Code that draws figures:
__________
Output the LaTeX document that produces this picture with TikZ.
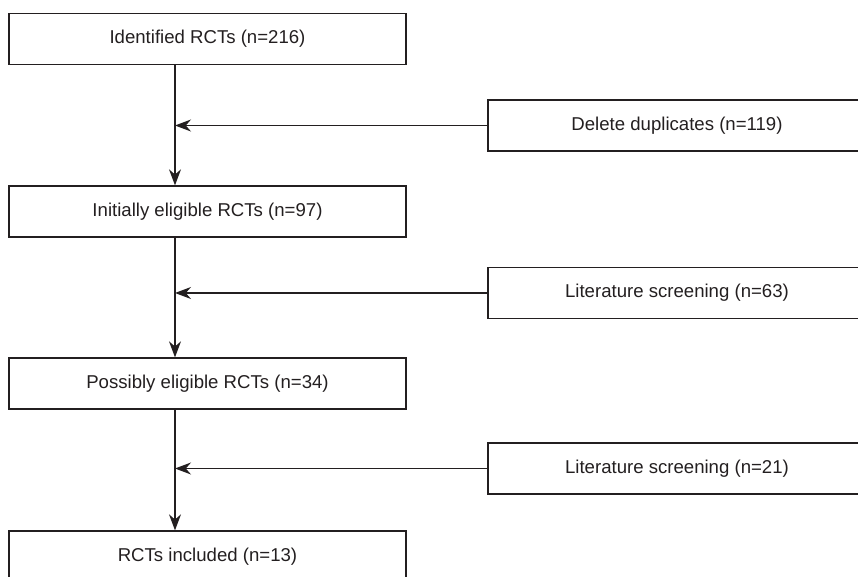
\documentclass[tikz,border=0pt]{standalone}
\usepackage{fontspec}
\setmainfont{Liberation Sans}
\usetikzlibrary{arrows.meta}
\definecolor{ink}{HTML}{231F20}

\begin{document}
\begin{tikzpicture}[x=0.5pt, y=-0.5pt,
        box/.style={draw=ink, line width=0.65pt, minimum height=25.5pt, inner sep=0pt,
            text=ink, font=\fontsize{9.3}{11}\selectfont},
        mainbox/.style={box, minimum width=198.5pt},
        sidebox/.style={box, minimum width=189pt},
        flow/.style={draw=ink, line width=0.65pt, -{Stealth[length=8pt, width=6pt, inset=2.6pt]}}]
        \useasboundingbox (0, 0) rectangle (858, 577);
        \clip (0, 0) rectangle (858, 577);
        % left column
        \node[mainbox] (identified) at (207.5, 39) {Identified RCTs (n=216)};
        \node[mainbox] (initial) at (207.5, 211.5) {Initially eligible RCTs (n=97)};
        \node[mainbox] (possible) at (207.5, 383.5) {Possibly eligible RCTs (n=34)};
        \node[mainbox] (included) at (207.5, 556.5) {RCTs included (n=13)};
        % exclusions on the right
        \node[sidebox] (duplicates) at (677, 125.5) {Delete duplicates (n=119)};
        \node[sidebox] (screenA) at (677, 293) {Literature screening (n=63)};
        \node[sidebox] (screenB) at (677, 468.5) {Literature screening (n=21)};
        % the main line sits left of the box centres
        \coordinate (spine) at (175, 0);
        \draw[flow] (identified.south -| spine) -- (initial.north -| spine);
        \draw[flow] (initial.south -| spine) -- (possible.north -| spine);
        \draw[flow] (possible.south -| spine) -- (included.north -| spine);
        \draw[flow] (duplicates.west) -- (duplicates.west -| spine);
        \draw[flow] (screenA.west) -- (screenA.west -| spine);
        \draw[flow] (screenB.west) -- (screenB.west -| spine);
    \end{tikzpicture}
\end{document}
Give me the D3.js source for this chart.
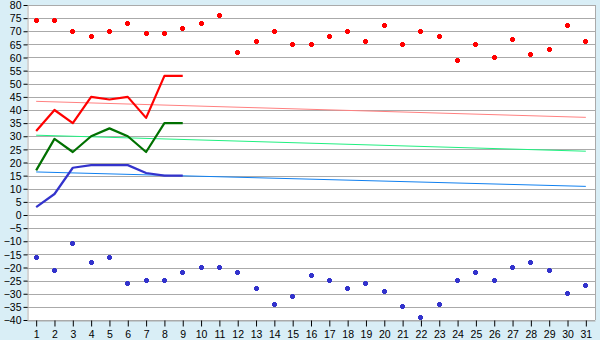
<!DOCTYPE html>
<html>
<head>
<meta charset="utf-8">
<script src="https://cdn.jsdelivr.net/npm/d3@7/dist/d3.min.js"></script>
<style>
  html, body { margin: 0; padding: 0; background: #d9eef6; }
  svg { display: block; }
</style>
</head>
<body>
<script>
var days = d3.range(1, 32);
var yTicks = d3.range(-40, 81, 5);

var recordHigh = [74, 74, 70, 68, 70, 73, 69, 69, 71, 73, 76, 62, 66, 70, 65, 65,
                  68, 70, 66, 72, 65, 70, 68, 59, 65, 60, 67, 61, 63, 72, 66];
var recordLow = [-16, -21, -11, -18, -16, -26, -25, -25, -22, -20, -20, -22, -28, -34, -31, -23,
                 -25, -28, -26, -29, -35, -39, -34, -25, -22, -25, -20, -18, -21, -30, -27];

var obsDays = [1, 2, 3, 4, 5, 6, 7, 8, 9];
var obsHigh = [32, 40, 35, 45, 44, 45, 37, 53, 53];
var obsMean = [17, 29, 24, 30, 33, 30, 24, 35, 35];
var obsLow = [3, 8, 18, 19, 19, 19, 16, 15, 15];

// normals: value on day 1 and on day 31
var normalDays = [1, 31];
var normalHigh = [43.3, 37.2];
var normalMean = [30.4, 24.3];
var normalLow = [16.4, 10.9];

var width = 600;
var height = 340;
var plotLeft = 27, plotRight = 595, plotTop = 5, plotBottom = 320;

var svg = d3.select("body")
  .append("svg")
  .attr("width", width)
  .attr("height", height)
  .style("font-family", "'Liberation Sans', Arial, sans-serif")
  .style("font-size", "10px");

var x = d3.scalePoint()
  .domain(days)
  .range([plotLeft, plotRight])
  .padding(0.5);

var y = d3.scaleLinear()
  .domain([-40, 80])
  .range([plotBottom, plotTop]);

svg.append("rect")
  .attr("x", plotLeft)
  .attr("y", plotTop)
  .attr("width", plotRight - plotLeft)
  .attr("height", plotBottom - plotTop)
  .attr("fill", "white");

// grid
svg.append("g")
  .selectAll("line")
  .data(yTicks)
  .enter()
  .append("line")
  .attr("x1", plotLeft)
  .attr("x2", plotRight)
  .attr("y1", function(d) { return Math.round(y(d)) + 0.5; })
  .attr("y2", function(d) { return Math.round(y(d)) + 0.5; })
  .attr("stroke", "#aaaaaa");

svg.append("line")
  .attr("x1", plotRight + 0.5).attr("x2", plotRight + 0.5)
  .attr("y1", plotTop).attr("y2", plotBottom)
  .attr("stroke", "#aaaaaa");

// axes
var yAxis = svg.append("g")
  .attr("transform", "translate(" + (plotLeft + 0.5) + ",0)")
  .call(d3.axisLeft(y).tickValues(yTicks).tickSize(4).tickSizeOuter(0).tickPadding(2));

var xAxis = svg.append("g")
  .attr("transform", "translate(0," + (Math.round(y(-40)) + 0.5) + ")")
  .call(d3.axisBottom(x).tickSize(6).tickSizeOuter(0).tickPadding(4));

[yAxis, xAxis].forEach(function(a) {
  a.select(".domain").attr("stroke", "#aaaaaa");
  a.selectAll(".tick line").attr("stroke", "#000");
  a.selectAll("text")
    .attr("fill", "#000")
    .style("font-family", "'Liberation Sans', Arial, sans-serif")
    .style("font-size", "10.5px");
});
yAxis.selectAll(".tick text").attr("dy", "0.35em");

// normal lines
var line = d3.line()
  .x(function(d) { return x(d[0]); })
  .y(function(d) { return y(d[1]); });

function drawLine(xs, ys, color, w) {
  svg.append("path")
    .datum(d3.zip(xs, ys))
    .attr("d", line)
    .attr("fill", "none")
    .attr("stroke", color)
    .attr("stroke-width", w)
    .attr("stroke-linejoin", "round");
}

drawLine(normalDays, normalHigh, "#ff8080", 1);
drawLine(normalDays, normalMean, "#20f080", 1);
drawLine(normalDays, normalLow, "#1080f0", 1);

drawLine(obsDays, obsHigh, "#ff0000", 2.2);
drawLine(obsDays, obsMean, "#007000", 2.2);
drawLine(obsDays, obsLow, "#3333cc", 2.2);

// record markers
var marker = "M-1.5,-2.5H1.5V-1.5H2.5V1.5H1.5V2.5H-1.5V1.5H-2.5V-1.5H-1.5Z";

function drawMarkers(vals, color) {
  svg.append("g")
    .selectAll("path")
    .data(vals)
    .enter()
    .append("path")
    .attr("d", marker)
    .attr("transform", function(d, i) {
      return "translate(" + (Math.floor(x(days[i])) + 0.5) + "," + (Math.floor(y(d)) + 0.5) + ")";
    })
    .attr("shape-rendering", "crispEdges")
    .attr("fill", color);
}

drawMarkers(recordHigh, "#ff0000");
drawMarkers(recordLow, "#3333cc");
</script>
</body>
</html>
__________
**TO DO**
Your task is to repeat the material above exactly, without its pictures.

**ANSWER TO THIS PROBLEM**
Output the LaTeX document that produces this picture with TikZ.
\documentclass[tikz,border=0pt]{standalone}
\usepackage{fontspec}
\setmainfont{Liberation Sans}
\usetikzlibrary{arrows.meta}
\definecolor{ink}{HTML}{231F20}

\begin{document}
\begin{tikzpicture}[x=0.5pt, y=-0.5pt,
        box/.style={draw=ink, line width=0.65pt, minimum height=25.5pt, inner sep=0pt,
            text=ink, font=\fontsize{9.3}{11}\selectfont},
        mainbox/.style={box, minimum width=198.5pt},
        sidebox/.style={box, minimum width=189pt},
        flow/.style={draw=ink, line width=0.65pt, -{Stealth[length=8pt, width=6pt, inset=2.6pt]}}]
        \useasboundingbox (0, 0) rectangle (858, 577);
        \clip (0, 0) rectangle (858, 577);
        % left column
        \node[mainbox] (identified) at (207.5, 39) {Identified RCTs (n=216)};
        \node[mainbox] (initial) at (207.5, 211.5) {Initially eligible RCTs (n=97)};
        \node[mainbox] (possible) at (207.5, 383.5) {Possibly eligible RCTs (n=34)};
        \node[mainbox] (included) at (207.5, 556.5) {RCTs included (n=13)};
        % exclusions on the right
        \node[sidebox] (duplicates) at (677, 125.5) {Delete duplicates (n=119)};
        \node[sidebox] (screenA) at (677, 293) {Literature screening (n=63)};
        \node[sidebox] (screenB) at (677, 468.5) {Literature screening (n=21)};
        % the main line sits left of the box centres
        \coordinate (spine) at (175, 0);
        \draw[flow] (identified.south -| spine) -- (initial.north -| spine);
        \draw[flow] (initial.south -| spine) -- (possible.north -| spine);
        \draw[flow] (possible.south -| spine) -- (included.north -| spine);
        \draw[flow] (duplicates.west) -- (duplicates.west -| spine);
        \draw[flow] (screenA.west) -- (screenA.west -| spine);
        \draw[flow] (screenB.west) -- (screenB.west -| spine);
    \end{tikzpicture}
\end{document}
Give me the D3.js source for this chart.
<!DOCTYPE html>
<html>
<head>
<meta charset="utf-8">
<script src="https://cdn.jsdelivr.net/npm/d3@7/dist/d3.min.js"></script>
<style>
  html, body { margin: 0; padding: 0; background: #d9eef6; }
  svg { display: block; }
</style>
</head>
<body>
<script>
var days = d3.range(1, 32);
var yTicks = d3.range(-40, 81, 5);

var recordHigh = [74, 74, 70, 68, 70, 73, 69, 69, 71, 73, 76, 62, 66, 70, 65, 65,
                  68, 70, 66, 72, 65, 70, 68, 59, 65, 60, 67, 61, 63, 72, 66];
var recordLow = [-16, -21, -11, -18, -16, -26, -25, -25, -22, -20, -20, -22, -28, -34, -31, -23,
                 -25, -28, -26, -29, -35, -39, -34, -25, -22, -25, -20, -18, -21, -30, -27];

var obsDays = [1, 2, 3, 4, 5, 6, 7, 8, 9];
var obsHigh = [32, 40, 35, 45, 44, 45, 37, 53, 53];
var obsMean = [17, 29, 24, 30, 33, 30, 24, 35, 35];
var obsLow = [3, 8, 18, 19, 19, 19, 16, 15, 15];

// normals: value on day 1 and on day 31
var normalDays = [1, 31];
var normalHigh = [43.3, 37.2];
var normalMean = [30.4, 24.3];
var normalLow = [16.4, 10.9];

var width = 600;
var height = 340;
var plotLeft = 27, plotRight = 595, plotTop = 5, plotBottom = 320;

var svg = d3.select("body")
  .append("svg")
  .attr("width", width)
  .attr("height", height)
  .style("font-family", "'Liberation Sans', Arial, sans-serif")
  .style("font-size", "10px");

var x = d3.scalePoint()
  .domain(days)
  .range([plotLeft, plotRight])
  .padding(0.5);

var y = d3.scaleLinear()
  .domain([-40, 80])
  .range([plotBottom, plotTop]);

svg.append("rect")
  .attr("x", plotLeft)
  .attr("y", plotTop)
  .attr("width", plotRight - plotLeft)
  .attr("height", plotBottom - plotTop)
  .attr("fill", "white");

// grid
svg.append("g")
  .selectAll("line")
  .data(yTicks)
  .enter()
  .append("line")
  .attr("x1", plotLeft)
  .attr("x2", plotRight)
  .attr("y1", function(d) { return Math.round(y(d)) + 0.5; })
  .attr("y2", function(d) { return Math.round(y(d)) + 0.5; })
  .attr("stroke", "#aaaaaa");

svg.append("line")
  .attr("x1", plotRight + 0.5).attr("x2", plotRight + 0.5)
  .attr("y1", plotTop).attr("y2", plotBottom)
  .attr("stroke", "#aaaaaa");

// axes
var yAxis = svg.append("g")
  .attr("transform", "translate(" + (plotLeft + 0.5) + ",0)")
  .call(d3.axisLeft(y).tickValues(yTicks).tickSize(4).tickSizeOuter(0).tickPadding(2));

var xAxis = svg.append("g")
  .attr("transform", "translate(0," + (Math.round(y(-40)) + 0.5) + ")")
  .call(d3.axisBottom(x).tickSize(6).tickSizeOuter(0).tickPadding(4));

[yAxis, xAxis].forEach(function(a) {
  a.select(".domain").attr("stroke", "#aaaaaa");
  a.selectAll(".tick line").attr("stroke", "#000");
  a.selectAll("text")
    .attr("fill", "#000")
    .style("font-family", "'Liberation Sans', Arial, sans-serif")
    .style("font-size", "10.5px");
});
yAxis.selectAll(".tick text").attr("dy", "0.35em");

// normal lines
var line = d3.line()
  .x(function(d) { return x(d[0]); })
  .y(function(d) { return y(d[1]); });

function drawLine(xs, ys, color, w) {
  svg.append("path")
    .datum(d3.zip(xs, ys))
    .attr("d", line)
    .attr("fill", "none")
    .attr("stroke", color)
    .attr("stroke-width", w)
    .attr("stroke-linejoin", "round");
}

drawLine(normalDays, normalHigh, "#ff8080", 1);
drawLine(normalDays, normalMean, "#20f080", 1);
drawLine(normalDays, normalLow, "#1080f0", 1);

drawLine(obsDays, obsHigh, "#ff0000", 2.2);
drawLine(obsDays, obsMean, "#007000", 2.2);
drawLine(obsDays, obsLow, "#3333cc", 2.2);

// record markers
var marker = "M-1.5,-2.5H1.5V-1.5H2.5V1.5H1.5V2.5H-1.5V1.5H-2.5V-1.5H-1.5Z";

function drawMarkers(vals, color) {
  svg.append("g")
    .selectAll("path")
    .data(vals)
    .enter()
    .append("path")
    .attr("d", marker)
    .attr("transform", function(d, i) {
      return "translate(" + (Math.floor(x(days[i])) + 0.5) + "," + (Math.floor(y(d)) + 0.5) + ")";
    })
    .attr("shape-rendering", "crispEdges")
    .attr("fill", color);
}

drawMarkers(recordHigh, "#ff0000");
drawMarkers(recordLow, "#3333cc");
</script>
</body>
</html>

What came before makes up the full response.